Откладывает том Достоевского (на сей раз это «Идиот»), прислушивается – Андрюша спит.
И тогда засыпает сама.
Арсений приедет завтра утром, с первым поездом.
Глава 4
На Щипке
Мария Ивановна Вишнякова работала в Первой Образцовой типографии корректором. От дома до работы было недалеко, минут двадцать пешком. Работа была посменная – утро, вечер, ночь. Такой график давал возможность больше находиться дома с детьми – Андреем и Мариной, или полдня, или весь день, если была ночная смена.
Из воспоминаний Марины Арсеньевны Тарковской: «Работа корректора на производстве, в типографии – тяжкий, изнурительный труд. Требовалось максимальное внимание в течение всего рабочего дня. В сталинские времена ошибка, допущенная в изданиях Политиздата, БСЭ, Учпедгиза, расценивалась как политическое преступление. Ошибки, конечно, случались. Однажды в гранках БСЭ в одной из статей, касающихся второй мировой войны, вместо «Гитлер и Салаши» (главарь венгерских фашистов) прошло «Гитлер и Сталин». Ошибку поймали в верстке, но тем не менее все пятьдесят человек, работавших в корректорской, замерли от ужаса. Виновные «сушили сухари». Дело кончилось по тем временам благополучно – корректор, пропустившая ошибку, была дисквалифицирована и уволена, а наборщица-линотипистка из-за нервного перенапряжения попала в психиатрическую больницу. Среди работников типографии ходил рассказ и об ошибке в самой фамилии вождя. Об этом рассказывали шепотом, без посторонних.
Мама работала с напарницей, немолодой, больной женщиной. Им приносили сводки с прессов, есть такой типографский процесс. Быстро, так, чтобы та не заметила, мама издали определяла, какая из сводок труднее, где больше сплошного текста. Такую сводку она брала себе, а более легкую оставляла сотруднице. И так в течение нескольких лет…»
Эпизод в типографии из сценария к фильму «Зеркало», который вошел в окончательный вариант картины:
«Подойдя к типографии, поправила мокрые волосы и вошла в проходную. Вахтер молча рассматривал ее пропуск. Мать нетерпеливо сказала: «Я спешу…» Вахтер хотел ей что-то возразить, но, взглянув на ее мокрое платье и осунувшееся лицо, сказал: «Да, дело, конечно, сейчас самое главное…»

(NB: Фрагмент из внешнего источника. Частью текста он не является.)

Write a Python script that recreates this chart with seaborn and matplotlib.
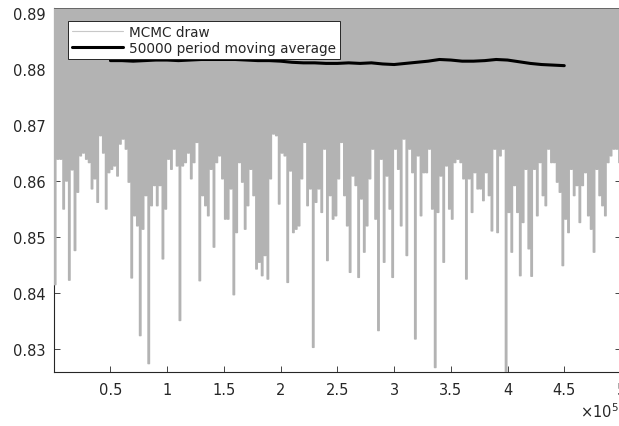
import numpy as np
import pandas as pd
import matplotlib
matplotlib.use("Agg")
import matplotlib.pyplot as plt
import seaborn as sns

# Lowest value of each block of 2500 draws (the chain tops out at band_top)
draw_low = [
    0.8415, 0.8639, 0.8639, 0.8550, 0.8600, 0.8423, 0.8620, 0.8476, 0.8580, 0.8645,
    0.8650, 0.8639, 0.8633, 0.8586, 0.8604, 0.8562, 0.8681, 0.8650, 0.8550, 0.8615,
    0.8621, 0.8627, 0.8609, 0.8666, 0.8675, 0.8657, 0.8598, 0.8427, 0.8538, 0.8520,
    0.8324, 0.8514, 0.8574, 0.8274, 0.8556, 0.8592, 0.8556, 0.8592, 0.8461, 0.8550,
    0.8639, 0.8621, 0.8657, 0.8627, 0.8351, 0.8627, 0.8633, 0.8650, 0.8604, 0.8633,
    0.8669, 0.8422, 0.8574, 0.8556, 0.8538, 0.8621, 0.8482, 0.8633, 0.8645, 0.8604,
    0.8532, 0.8532, 0.8586, 0.8397, 0.8508, 0.8633, 0.8598, 0.8514, 0.8556, 0.8621,
    0.8574, 0.8443, 0.8455, 0.8431, 0.8467, 0.8425, 0.8604, 0.8684, 0.8681, 0.8559,
    0.8650, 0.8645, 0.8419, 0.8618, 0.8508, 0.8514, 0.8520, 0.8604, 0.8669, 0.8556,
    0.8586, 0.8303, 0.8562, 0.8586, 0.8544, 0.8657, 0.8458, 0.8574, 0.8532, 0.8538,
    0.8604, 0.8669, 0.8574, 0.8520, 0.8437, 0.8609, 0.8592, 0.8428, 0.8568, 0.8473,
    0.8520, 0.8604, 0.8657, 0.8532, 0.8333, 0.8639, 0.8455, 0.8609, 0.8550, 0.8428,
    0.8657, 0.8621, 0.8520, 0.8675, 0.8467, 0.8657, 0.8615, 0.8318, 0.8645, 0.8538,
    0.8615, 0.8615, 0.8657, 0.8550, 0.8267, 0.8544, 0.8609, 0.8455, 0.8627, 0.8550,
    0.8532, 0.8633, 0.8639, 0.8633, 0.8604, 0.8425, 0.8604, 0.8544, 0.8615, 0.8586,
    0.8586, 0.8565, 0.8615, 0.8574, 0.8511, 0.8657, 0.8508, 0.8645, 0.8657, 0.8259,
    0.8544, 0.8473, 0.8592, 0.8544, 0.8431, 0.8526, 0.8621, 0.8479, 0.8430, 0.8621,
    0.8538, 0.8633, 0.8574, 0.8556, 0.8657, 0.8633, 0.8633, 0.8598, 0.8580, 0.8449,
    0.8532, 0.8508, 0.8621, 0.8574, 0.8592, 0.8526, 0.8592, 0.8615, 0.8538, 0.8514,
    0.8473, 0.8621, 0.8574, 0.8556, 0.8538, 0.8633, 0.8645, 0.8657, 0.8657, 0.8633,
]
band_top = 0.8909
draw_step = 1250

# 50000-period moving average of the chain
ma_iter = [
    50000, 60000, 70000, 80000, 90000, 100000, 110000, 120000, 130000, 140000,
    150000, 160000, 170000, 180000, 190000, 200000, 210000, 220000, 230000, 240000,
    250000, 260000, 270000, 280000, 290000, 300000, 310000, 320000, 330000, 340000,
    350000, 360000, 370000, 380000, 390000, 400000, 410000, 420000, 430000, 440000,
    450000,
]
ma_value = [
    0.8815, 0.8815, 0.8814, 0.8815, 0.8816, 0.8816, 0.8815, 0.8816, 0.8817, 0.8817,
    0.8817, 0.8817, 0.8816, 0.8815, 0.8815, 0.8814, 0.8812, 0.8811, 0.8811, 0.8810,
    0.8810, 0.8811, 0.8810, 0.8811, 0.8809, 0.8808, 0.8810, 0.8812, 0.8814, 0.8817,
    0.8816, 0.8814, 0.8814, 0.8815, 0.8817, 0.8816, 0.8813, 0.8810, 0.8808, 0.8807,
    0.8806,
]

ytick_values = [0.83, 0.84, 0.85, 0.86, 0.87, 0.88, 0.89]
ytick_labels = ["0.83", "0.84", "0.85", "0.86", "0.87", "0.88", "0.89"]
xtick_values = [50000, 100000, 150000, 200000, 250000, 300000, 350000, 400000, 450000, 500000]
xtick_labels = ["0.5", "1", "1.5", "2", "2.5", "3", "3.5", "4", "4.5", "5"]

sns.set_style("white")
plt.rcParams["font.family"] = ["DejaVu Sans"]
plt.rcParams["mathtext.fontset"] = "dejavusans"

axis_color = "#262626"

# Chain trace: alternate between the band top and each block's low
trace = np.empty(2 * len(draw_low) + 1)
trace[0::2] = band_top
trace[1::2] = draw_low
draws = pd.DataFrame({"iteration": np.arange(trace.size) * draw_step, "value": trace})
moving = pd.DataFrame({"iteration": ma_iter, "value": ma_value})

fig = plt.figure(figsize=(6.19, 4.27), dpi=100)
ax = fig.add_axes([0.0868, 0.1265, 0.9164, 0.8525])

sns.lineplot(data=draws, x="iteration", y="value", ax=ax, color="#b3b3b3",
             linewidth=1.05, sort=False, estimator=None, drawstyle="steps-mid",
             snap=False, label="MCMC draw", zorder=3)
sns.lineplot(data=moving, x="iteration", y="value", ax=ax, color="black",
             linewidth=2.2, sort=False, estimator=None,
             label="50000 period moving average", zorder=4)

ax.set_xlim(0, 500000)
ax.set_ylim(0.8259, 0.8909)
ax.set_xticks(xtick_values)
ax.set_xticklabels(xtick_labels)
ax.set_yticks(ytick_values)
ax.set_yticklabels(ytick_labels)
ax.set_xlabel("")
ax.set_ylabel("")
ax.set_axisbelow(True)

ax.tick_params(axis="both", direction="in", length=4, width=0.6, color=axis_color,
               labelcolor=axis_color, labelsize=10.5,
               top=True, right=True, bottom=True, left=True)
ax.tick_params(axis="x", pad=7.5)
ax.tick_params(axis="y", pad=6)
for side in ["left", "bottom", "top", "right"]:
    ax.spines[side].set_visible(True)
    ax.spines[side].set_color(axis_color)
    ax.spines[side].set_linewidth(0.8)
# the top edge of the box shows faintly over the trace
ax.spines["top"].set_zorder(3.5)
ax.spines["top"].set_color("#5a5a5a")
ax.spines["top"].set_linewidth(0.6)
ax.spines["top"].set_linestyle((0, (1, 1)))

ax.text(0.928, -0.123, r"$\times10^{5}$", transform=ax.transAxes, ha="left",
        va="baseline", fontsize=10.5, color=axis_color)

leg = ax.legend(loc="upper left", bbox_to_anchor=(0.0252, 0.965), borderaxespad=0,
                fontsize=9.8, frameon=True, fancybox=False, framealpha=1,
                edgecolor=axis_color, handlelength=3.75, handletextpad=0.4,
                borderpad=0.3, labelspacing=0.15)
leg.get_frame().set_linewidth(0.7)
leg.get_lines()[0].set_linewidth(0.8)
leg.get_lines()[0].set_color("#c8c8c8")
leg.get_lines()[0].set_drawstyle("default")
leg.set_zorder(6)

fig.savefig("out.png", dpi=100)
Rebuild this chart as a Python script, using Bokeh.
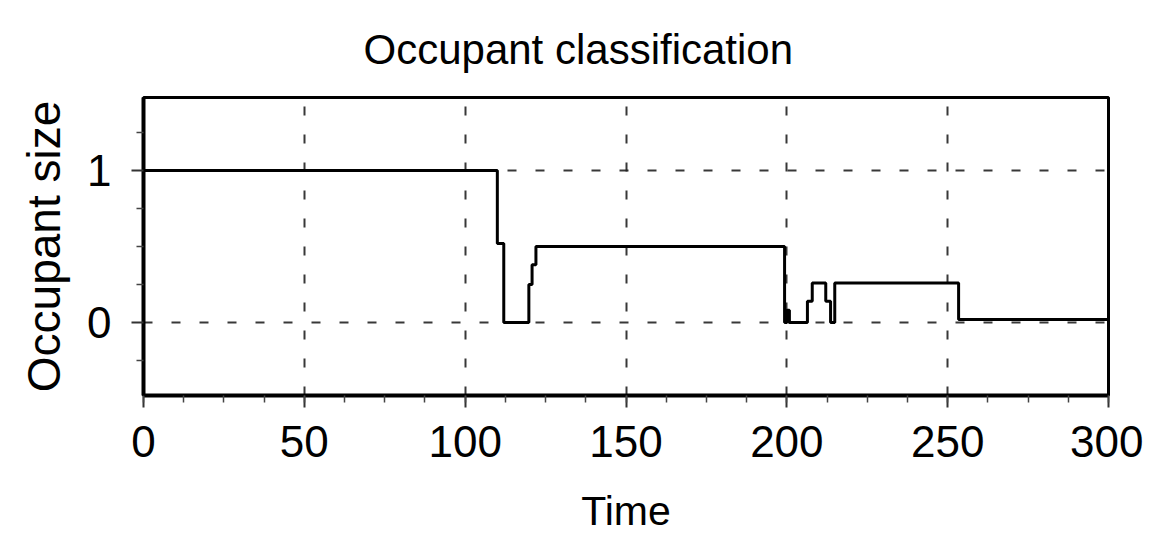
from bokeh.plotting import figure
from bokeh.models import Range1d, SingleIntervalTicker, FixedTicker
from bokeh.embed import file_html
from bokeh.resources import INLINE

# Occupant size (step signal) over time
time = [0, 110.0, 112.0, 119.8, 120.8, 122.0, 199.3, 200.0, 200.8, 206.4, 207.9, 212.1, 213.6, 214.9, 253.4, 300]
size = [1.0, 0.52, 0.0, 0.25, 0.38, 0.5, 0.0, 0.08, 0.0, 0.14, 0.26, 0.14, 0.0, 0.26, 0.02, 0.02]

x_major = 50
y_ticks = [0, 1]
y_minor = [-0.5, -0.25, 0.25, 0.5, 0.75, 1.25]

FONT = "Liberation Sans"

p = figure(width=1143, height=537, output_backend="svg", toolbar_location=None,
           x_range=Range1d(0, 300), y_range=Range1d(-0.48, 1.48),
           min_border_left=143, min_border_right=35, min_border_top=97, min_border_bottom=142,
           title="Occupant classification")

p.step(time, size, mode="after", line_color="black", line_width=3)

# title
p.title.text_font = FONT
p.title.text_font_size = "42px"
p.title.text_font_style = "normal"
p.title.text_color = "black"
p.title.align = "left"
p.title.offset = 220
p.title.standoff = 46
p.title.vertical_align = "top"

# x axis
p.xaxis.ticker = SingleIntervalTicker(interval=x_major, num_minor_ticks=4)
p.xgrid.ticker = SingleIntervalTicker(interval=x_major)
p.xaxis.axis_label = "Time"
# y axis
p.yaxis.ticker = FixedTicker(ticks=y_ticks, minor_ticks=y_minor)
p.ygrid.ticker = FixedTicker(ticks=y_ticks)
p.yaxis.axis_label = "Occupant size"

for ax in (p.xaxis, p.yaxis):
    ax.axis_line_width = 4
    ax.axis_line_color = "black"
    ax.major_tick_out = 12
    ax.major_tick_in = 0
    ax.minor_tick_out = 7
    ax.minor_tick_in = 0
    ax.major_tick_line_width = 2
    ax.minor_tick_line_width = 1.5
    ax.major_tick_line_color = "#333333"
    ax.minor_tick_line_color = "#444444"
    ax.major_label_text_font = FONT
    ax.major_label_text_font_size = "44px"
    ax.major_label_text_color = "black"
    ax.axis_label_text_font = FONT
    ax.axis_label_text_font_style = "normal"
    ax.axis_label_text_color = "black"

p.xaxis.major_label_standoff = 18
p.xaxis.axis_label_text_font_size = "41px"
p.xaxis.axis_label_standoff = 28
p.yaxis.major_label_standoff = 20
p.yaxis.axis_label_text_font_size = "46px"
p.yaxis.axis_label_standoff = 14

for g in (p.xgrid, p.ygrid):
    g.grid_line_color = "#222222"
    g.grid_line_width = 2
    g.grid_line_dash = "9 19"
    g.grid_line_alpha = 0.9

p.outline_line_color = "black"
p.outline_line_width = 3
p.outline_line_alpha = 1.0
p.background_fill_color = "white"
p.border_fill_color = "white"

open("out.html", "w").write(file_html(p, INLINE))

Через небольшой коридор она выбежала во внутренний двор. Дверь напротив, лестница на третий этаж, полуоткрытая дверь корректорской… И в пустой комнате – только Милочка, совсем молоденькая, блеклая, испуганно обернулась, когда мать вбежала в комнату.
– Что, Мария Николаевна?
– Где сводки, которые я сегодня вычитывала?
Мать бросилась к своему столу.
– Я не знаю… Я ведь только неделю… – почти прошептала Милочка, понимая, что что-то случилось. – Я сейчас…
И она выскочила из комнаты.
Мать тщетно хваталась за стопки гранок, торопливо просматривала их и что-то говорила сама себе, беззвучно шевеля губами.
В комнату вошла большая полная женщина. Из-за ее спины выглядывала Милочка.
– Маруся, что?.. Именно в утренних сводках?.. В собрании сочинений? – Женщина говорила густым, чуть охрипшим от волнения голосом и вдруг почти взвизгнула, но добро и как-то беззащитно-участливо: – Не нервничай!.. Маша!..
– Значит, они уже в работе, – почти спокойно сказала мать и потерла виски пальцами. – Я, наверное, опоздала.
– Конечно, уже с двенадцати часов печатают, – как большую радость сообщила Милочка.
Мать направилась к двери, но Елизавета Павловна остановила ее:
– Но это же не беда… Ты зря нервничаешь!
Потом эта могучая женщина распахнула перед матерью дверь и повторила:
– Не беда…
Они молча шли по пустому коридору, и неожиданно Милочка заплакала.
– Замолчи, идиотка! – мрачно сказала Елизавета Павловна и положила руку на плечо матери.